#### Short problem
The lines from the beginning of the records below through the one holding "from matplotlib.ticker import FuncFormatter" are to be copied exactly; leave the pictures out.

(Charts and diagrams as code)
··········
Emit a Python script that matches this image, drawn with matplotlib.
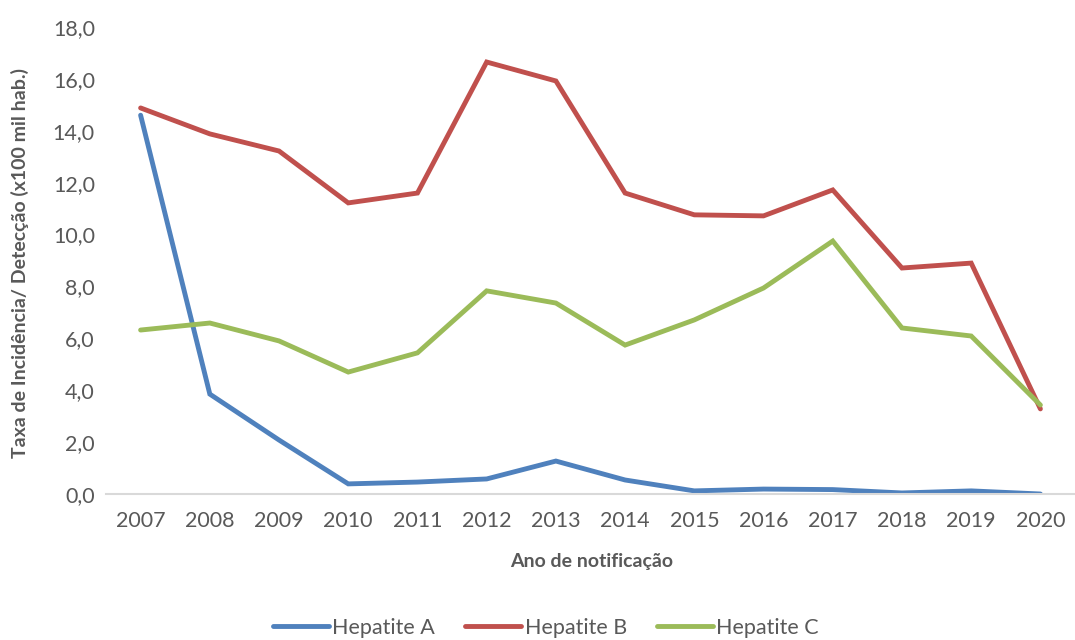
import matplotlib
matplotlib.use("Agg")
import matplotlib.pyplot as plt
from matplotlib.ticker import FuncFormatter

years = ["2007", "2008", "2009", "2010", "2011", "2012", "2013", "2014",
         "2015", "2016", "2017", "2018", "2019", "2020"]
hep_a = [14.6, 3.85, 2.08, 0.39, 0.46, 0.58, 1.27, 0.54, 0.12, 0.19, 0.17, 0.04, 0.12, 0.0]
hep_b = [14.88, 13.88, 13.22, 11.22, 11.6, 16.65, 15.92, 11.6, 10.76, 10.72, 11.72, 8.71, 8.9, 3.28]
hep_c = [6.32, 6.59, 5.9, 4.7, 5.44, 7.83, 7.36, 5.74, 6.71, 7.94, 9.75, 6.4, 6.09, 3.43]
series_names = ["Hepatite A", "Hepatite B", "Hepatite C"]
colors = ["#4F81BD", "#C0504D", "#9BBB59"]

plt.rcParams['font.family'] = ['Lato', 'DejaVu Sans']

fig = plt.figure(figsize=(10.75, 6.4), dpi=100)
ax = fig.add_axes([106/1075, 1 - 494/640, 1 - 106/1075, (494 - 27)/640])

x = list(range(len(years)))
for vals, name, c in zip([hep_a, hep_b, hep_c], series_names, colors):
    ax.plot(x, vals, color=c, lw=3.5, label=name, solid_capstyle='round', solid_joinstyle='miter')

ax.set_xlim(-0.5, len(years) - 0.5)
ax.set_ylim(0, 18)
ax.set_yticks(range(0, 19, 2))
ax.yaxis.set_major_formatter(FuncFormatter(lambda v, p: f"{v:.1f}".replace(".", ",")))
ax.set_xticks(x)
ax.set_xticklabels(years)

for s in ["top", "right", "left"]:
    ax.spines[s].set_visible(False)
ax.spines["bottom"].set_color("#D9D9D9")
ax.spines["bottom"].set_linewidth(1.5)
ax.tick_params(axis="both", length=0, labelsize=15.5, colors="#595959")
ax.tick_params(axis="y", pad=8)
ax.tick_params(axis="x", pad=12)

ax.set_xlabel("Ano de notificação", fontsize=14, fontweight="bold", color="#595959")
ax.set_ylabel("Taxa de Incidência/ Detecção (x100 mil hab.)", fontsize=14, fontweight="bold",
              color="#595959")
ax.xaxis.set_label_coords((592 - 106) / (1075 - 106), -(561 - 494) / 467)
ax.xaxis.label.set_va("center")
ax.yaxis.set_label_coords(-(106 - 20) / (1075 - 106), (494 - 263) / 467)
ax.yaxis.label.set_va("center")

leg = fig.legend(loc="center", bbox_to_anchor=(546/1075, 1 - 628/640), ncol=3, frameon=False,
                 fontsize=15.5, handlelength=2.6, columnspacing=1.4, handletextpad=0.15)
for t in leg.get_texts():
    t.set_color("#595959")

fig.savefig("out.png", dpi=100)
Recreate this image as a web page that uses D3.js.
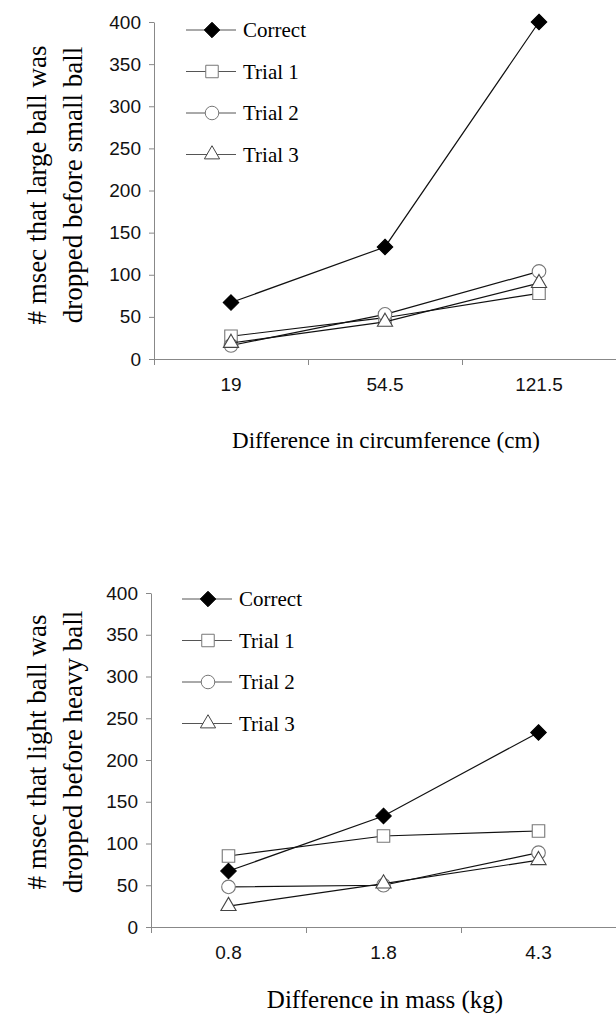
··········
#### Solution to the problem
Emit a Python script that matches this image, drawn with matplotlib.
import matplotlib
matplotlib.use("Agg")
import matplotlib.pyplot as plt
from matplotlib.ticker import FuncFormatter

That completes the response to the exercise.